現在、ヘンリー・フォード病院(ミシガン州デトロイト)放射線腫瘍科のEleanor M. Walker医長らにより、乳がんと前立腺がんの患者への「運動とがんの統合治療教育」(ExCITE)というプログラムを用いた研究が進行中で、その経過報告が2010米国臨床腫瘍学会(ASCO)年次集会で報告されました。
疲労や嘔気など抗ガン剤の副作用に悩まされている患者さんにとっては吉報です。
今回の研究は35~80歳の乳がん患者さん30例と前立腺がん患者さん20例を対象とし、全員がExCITE開始時に新たに診断を受けました。また、研究期間は、患者の治療中~治療後1年間としました。
このプログラム開始前に、被験者は同院の心疾患予防科で運動能力、骨格筋力、持久力の測定と血液検査、基礎代謝診断、骨密度、炎症バイオマーカーの検査を受けました。また、治療前の運動許容量、体重、全体的な健康状態、治療を受けるがんの種類に合わせた適切な運動と食事が提示されました。
がん治療の結果、火照り、悪心・嘔吐、不眠症、末梢神経障害を訴える患者さんには鍼治療を行っています。

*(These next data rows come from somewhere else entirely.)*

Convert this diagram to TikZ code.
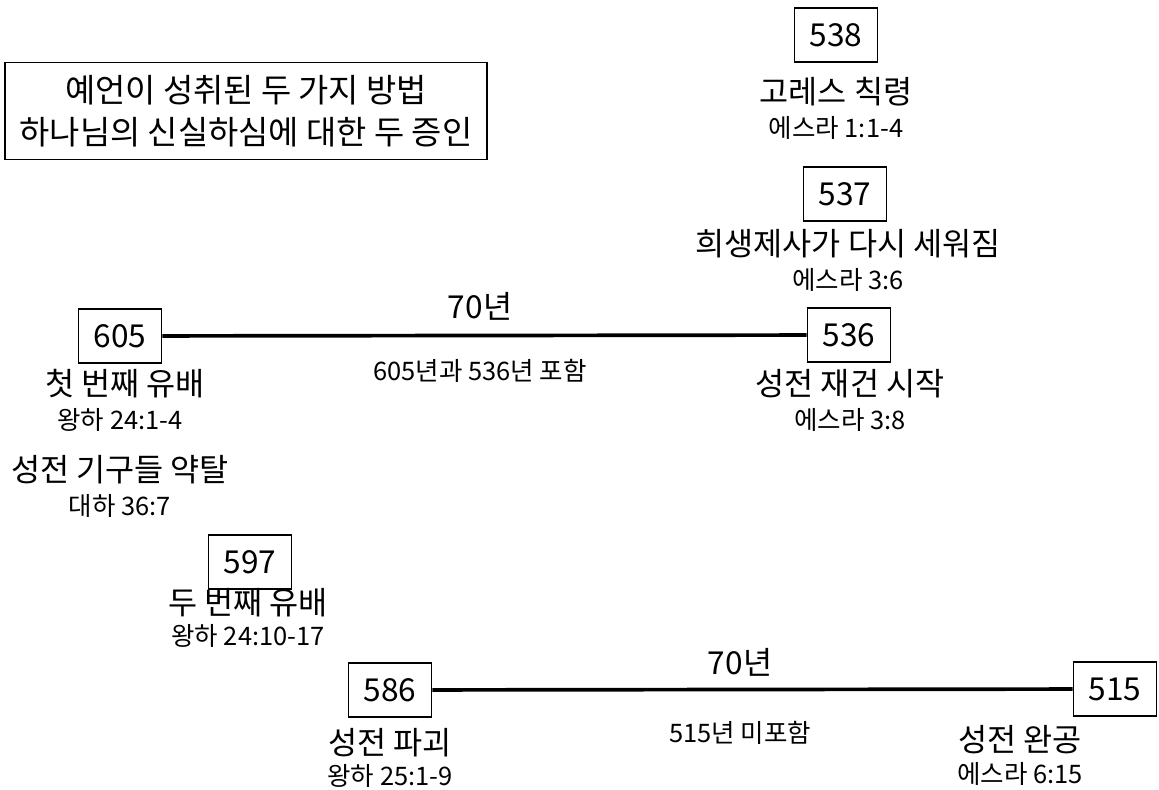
\documentclass[tikz,border=0pt]{standalone}
\usepackage{fontspec}
\setmainfont{Noto Sans CJK KR}

\begin{document}
\begin{tikzpicture}[x=0.02cm,y=-0.02cm,
	datebox/.style={draw,line width=1pt,minimum width=1.66cm,minimum height=1.08cm,inner sep=0pt,font=\fontsize{18}{20}\selectfont},
	biglabel/.style={inner sep=0pt,font=\fontsize{18}{20}\selectfont},
	reflabel/.style={inner sep=0pt,font=\fontsize{14.5}{16}\selectfont},
	span/.style={line width=2.1pt}]
	\useasboundingbox (0,0) rectangle (1159,790);
	% title
	\node[draw,line width=1pt,minimum width=9.64cm,minimum height=1.94cm,align=center,font=\fontsize{18.7}{24}\selectfont] (title) at (246,111) {예언이 성취된 두 가지 방법\\하나님의 신실하심에 대한 두 증인};
	% upper line
	\node[datebox] (d605) at (120,336) {605};
	\node[datebox] (d536) at (849,335) {536};
	\draw[span] (d605) -- (d536);
	\node[biglabel] (y70a) at (480,306) {70년};
	\node[reflabel] (incl) at (480,371) {605년과 536년 포함};
	\node[biglabel] (exile1) at (125,384) {첫 번째 유배};
	\node[reflabel] (ref605) at (120,420) {왕하 24:1-4};
	\node[biglabel] (loot) at (120,470) {성전 기구들 약탈};
	\node[reflabel] (refloot) at (120,506) {대하 36:7};
	\node[biglabel] (rebuild) at (850,384) {성전 재건 시작};
	\node[reflabel] (ref536) at (850,420) {에스라 3:8};
	% top right
	\node[datebox] (d538) at (836,35) {538};
	\node[biglabel] (cyrus) at (836,92) {고레스 칙령};
	\node[reflabel] (ref538) at (836,128) {에스라 1:1-4};
	\node[datebox] (d537) at (845,194) {537};
	\node[biglabel] (sacrifice) at (848,244) {희생제사가 다시 세워짐};
	\node[reflabel] (ref537) at (848,280) {에스라 3:6};
	% second exile
	\node[datebox] (d597) at (250,562) {597};
	\node[biglabel] (exile2) at (248,603) {두 번째 유배};
	\node[reflabel] (ref597) at (248,636) {왕하 24:10-17};
	% lower line
	\node[datebox] (d586) at (390,690) {586};
	\node[datebox] (d515) at (1115,689) {515};
	\draw[span] (d586) -- (d515);
	\node[biglabel] (y70b) at (740,662) {70년};
	\node[reflabel] (excl) at (740,733) {515년 미포함};
	\node[biglabel] (destroy) at (390,743) {성전 파괴};
	\node[reflabel] (ref586) at (390,776) {왕하 25:1-9};
	\node[biglabel] (finish) at (1020,740) {성전 완공};
	\node[reflabel] (ref515) at (1020,774) {에스라 6:15};
\end{tikzpicture}
\end{document}
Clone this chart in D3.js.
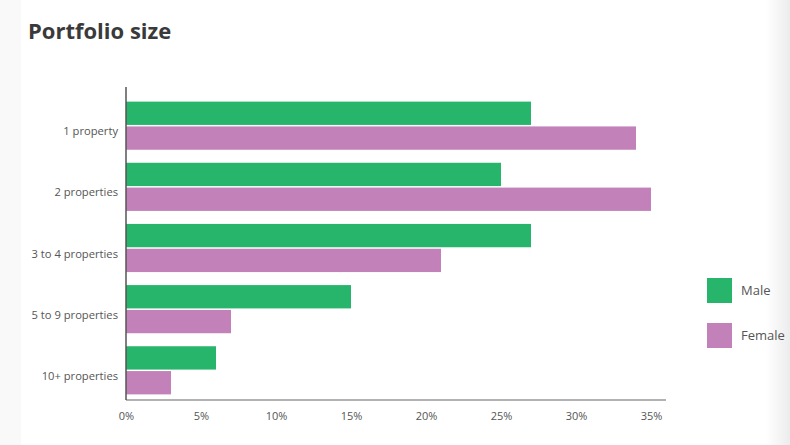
<!DOCTYPE html>
<html><head><meta charset="utf-8">
<script src="https://cdn.jsdelivr.net/npm/d3@7"></script>
<style>
html,body{margin:0;padding:0;background:#fff;}
svg{display:block;}
</style></head>
<body>
<svg id="chart" width="790" height="445"></svg>
<script>
const categories = ["1 property","2 properties","3 to 4 properties","5 to 9 properties","10+ properties"];
const seriesNames = ["Male","Female"];
const maleValues = [27,25,27,15,6];
const femaleValues = [34,35,21,7,3];
const xTicks = [0,5,10,15,20,25,30,35];
const colors = ["#26b56a","#c281b8"];

const svg = d3.select("#chart");
const defs = svg.append("defs");
const gradR = defs.append("linearGradient").attr("id","gr").attr("x1","0").attr("x2","1");
gradR.append("stop").attr("offset","0").attr("stop-color","#ffffff");
gradR.append("stop").attr("offset","1").attr("stop-color","#ececec");
svg.append("rect").attr("x",0).attr("y",0).attr("width",21).attr("height",445).attr("fill","#f9f9f9");
svg.append("rect").attr("x",766).attr("y",0).attr("width",24).attr("height",445).attr("fill","url(#gr)");

svg.append("text").attr("x",28).attr("y",39)
  .attr("font-family","'Open Sans', sans-serif").attr("font-weight","bold")
  .attr("font-size",22).attr("fill","#3a3a3a").text("Portfolio size");

const x = d3.scaleLinear().domain([0,35]).range([126,651]);
const y = d3.scaleBand().domain(categories).range([95.5,400.5]).paddingInner(0.213).paddingOuter(0.1);
const sub = d3.scaleBand().domain(seriesNames).range([0,y.bandwidth()]).paddingInner(0.06);

const data = categories.map((c,i)=>({cat:c, vals:[maleValues[i],femaleValues[i]]}));
const g = svg.append("g");
data.forEach(d=>{
  d.vals.forEach((v,j)=>{
    g.append("rect").attr("x",x(0)).attr("y",y(d.cat)+sub(seriesNames[j]))
      .attr("width",x(v)-x(0)).attr("height",sub.bandwidth()).attr("fill",colors[j]);
  });
});

// axes
const xAxis = d3.axisBottom(x).tickValues(xTicks).tickFormat(d=>d+"%").tickSize(0).tickPadding(12);
const xg = svg.append("g").attr("transform","translate(0,400)").call(xAxis);
xg.select(".domain").remove();
xg.selectAll("text").attr("font-family","'Open Sans', sans-serif").attr("font-size",11).attr("fill","#555");
svg.append("line").attr("x1",126).attr("x2",666).attr("y1",400).attr("y2",400).attr("stroke","#666").attr("stroke-width",1.2);
svg.append("line").attr("x1",126).attr("x2",126).attr("y1",87).attr("y2",400).attr("stroke","#555").attr("stroke-width",1.5);

const yg = svg.append("g");
categories.forEach(c=>{
  yg.append("text").attr("x",118).attr("y",y(c)+y.bandwidth()/2+6.5)
    .attr("text-anchor","end").attr("dominant-baseline","middle")
    .attr("font-family","'Open Sans', sans-serif").attr("font-size",11.2).attr("fill","#555").text(c);
});

// legend
const lg = svg.append("g");
seriesNames.forEach((s,i)=>{
  lg.append("rect").attr("x",707).attr("y",278+i*45).attr("width",25).attr("height",25).attr("fill",colors[i]);
  lg.append("text").attr("x",741).attr("y",292+i*45).attr("dominant-baseline","middle")
    .attr("font-family","'Open Sans', sans-serif").attr("font-size",13).attr("fill","#555").text(s);
});
</script>
</body></html>
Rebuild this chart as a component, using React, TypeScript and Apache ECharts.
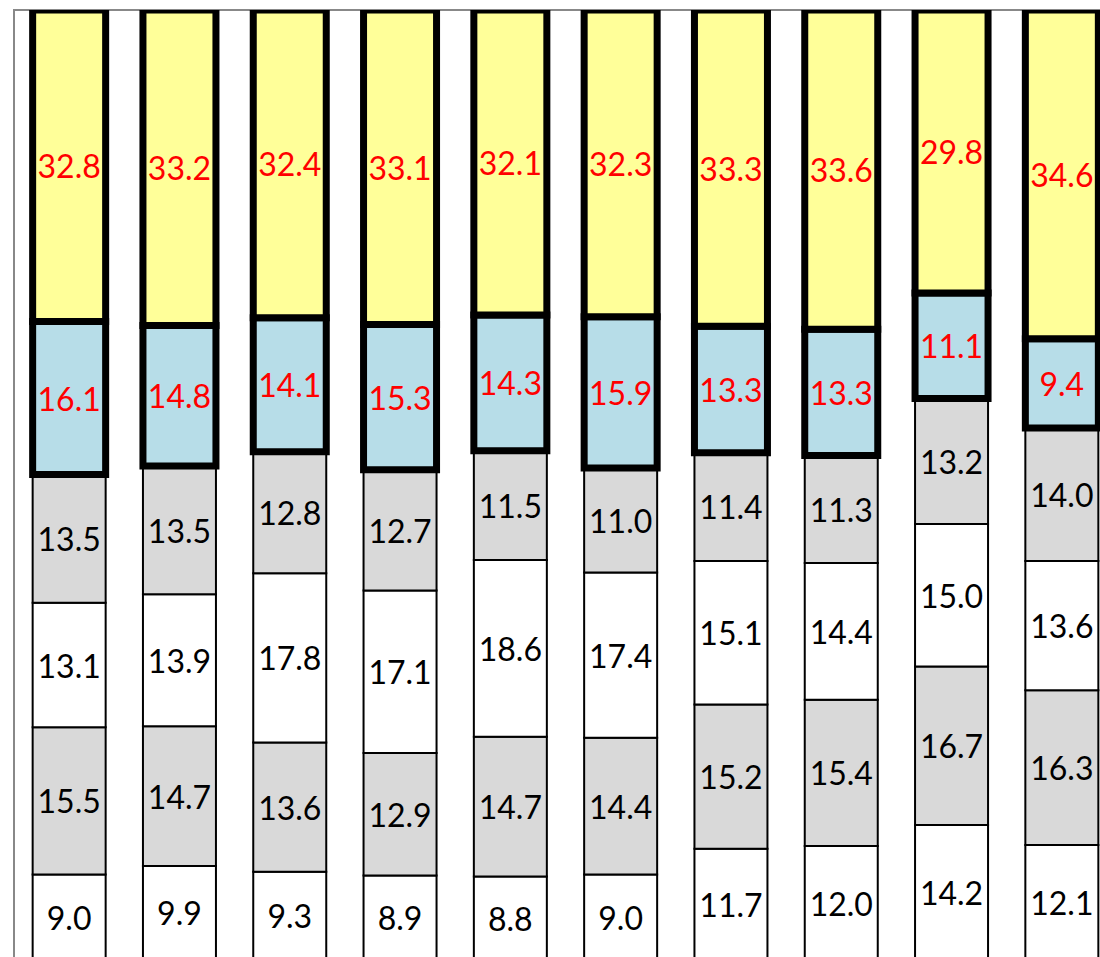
import React, { useEffect, useRef } from "react";
import * as echarts from "echarts";

const categories = ["1", "2", "3", "4", "5", "6", "7", "8", "9", "10"];
const seg1 = [9.0, 9.9, 9.3, 8.9, 8.8, 9.0, 11.7, 12.0, 14.2, 12.1];
const seg2 = [15.5, 14.7, 13.6, 12.9, 14.7, 14.4, 15.2, 15.4, 16.7, 16.3];
const seg3 = [13.1, 13.9, 17.8, 17.1, 18.6, 17.4, 15.1, 14.4, 15.0, 13.6];
const seg4 = [13.5, 13.5, 12.8, 12.7, 11.5, 11.0, 11.4, 11.3, 13.2, 14.0];
const seg5 = [16.1, 14.8, 14.1, 15.3, 14.3, 15.9, 13.3, 13.3, 11.1, 9.4];
const seg6 = [32.8, 33.2, 32.4, 33.1, 32.1, 32.3, 33.3, 33.6, 29.8, 34.6];

const FONT = "Lato";
const BAR_W = 73;

const segments = [seg1, seg2, seg3, seg4, seg5, seg6];
const fills = ["#FFFFFF", "#D9D9D9", "#FFFFFF", "#D9D9D9", "#B7DDE8", "#FFFF99"];
const lineWidths = [2, 2, 2, 2, 7, 7];
const labelColors = ["#000000", "#000000", "#000000", "#000000", "#FF0000", "#FF0000"];

function buildSeries() {
  const base = categories.map(() => 0);
  return segments.map((seg, k) => {
    const data = seg.map((v, i) => {
      const start = base[i];
      const end = start + v;
      base[i] = end;
      return [i, start, end, v];
    });
    return {
      name: "s" + (k + 1),
      type: "custom",
      clip: true,
      encode: { x: 0, y: [1, 2] },
      data,
      z: 2 + k,
      renderItem: (params: any, api: any) => {
        const x = api.value(0);
        const s = api.value(1);
        const e = api.value(2);
        const v = api.value(3);
        const p0 = api.coord([x, s]);
        const p1 = api.coord([x, e]);
        return {
          type: "rect",
          shape: { x: p0[0] - BAR_W / 2, y: p1[1], width: BAR_W, height: p0[1] - p1[1] },
          style: { fill: fills[k], stroke: "#000000", lineWidth: lineWidths[k] },
          textContent: {
            type: "text",
            style: {
              text: Number(v).toFixed(1),
              fill: labelColors[k],
              fontFamily: FONT,
              fontSize: 32,
            },
          },
          textConfig: { position: "inside" },
        };
      },
    };
  });
}

export default function App() {
  const ref = useRef<HTMLDivElement>(null);
  useEffect(() => {
    if (!ref.current) return;
    const chart = echarts.init(ref.current, undefined, { renderer: "svg" });
    chart.setOption({
      animation: false,
      backgroundColor: "#ffffff",
      grid: {
        left: 14,
        top: 10,
        width: 1103,
        height: 950,
        show: true,
        borderColor: "#888888",
        borderWidth: 2,
        backgroundColor: "transparent",
      },
      xAxis: {
        type: "category",
        data: categories,
        axisLine: { show: false },
        axisTick: { show: false },
        axisLabel: { show: false },
      },
      yAxis: {
        type: "value",
        min: 0,
        max: 100,
        axisLine: { show: false },
        axisTick: { show: false },
        axisLabel: { show: false },
        splitLine: { show: false },
      },
      series: buildSeries(),
    });
    return () => chart.dispose();
  }, []);
  return (
    <div style={{ position: "fixed", left: 0, top: 0, width: 1100, height: 957, overflow: "hidden", background: "#fff" }}>
      <div ref={ref} style={{ width: 1200, height: 1000 }} />
    </div>
  );
}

ミシガン州グロスポインテパークのCheryl Fallen氏は、乳がんの化学療法を受ける一方でExCITEプログラムにも参加しています。運動と鍼、適切な栄養摂取を組み合わせた結果、嘔気、疲労、記憶障害といった一般的な治療の副作用は認められなかったようです。
さらに、白血球数が化学療法で減少した際は、自宅でバンドエクササイズを行ったり、屋外でウォーキングをしたりしました。また、体調がよいときは、トレッドミルを使ったり、ジムでボールエクササイズや体力トレーニングを行ったりしました。同氏は、このプログラム体験に手応えを感じ「このプログラムは生活を 快適にしてくれる。がん患者にとっては大きな支援で、このプログラムにより私は治療期間中でも豊かな生活を送ることができた」と語っています。
現在、がん患者における運動の潜在効果を研究すべく、同プログラムの研究を続行しています。ガンそのものによる疲労感や医薬品の副作用による嘔気なども運動することで少しは解消されることは私個人のリハビリ施設での経験であります。身体を動かすことが希望を失わないことにもつながっていると強く感じました。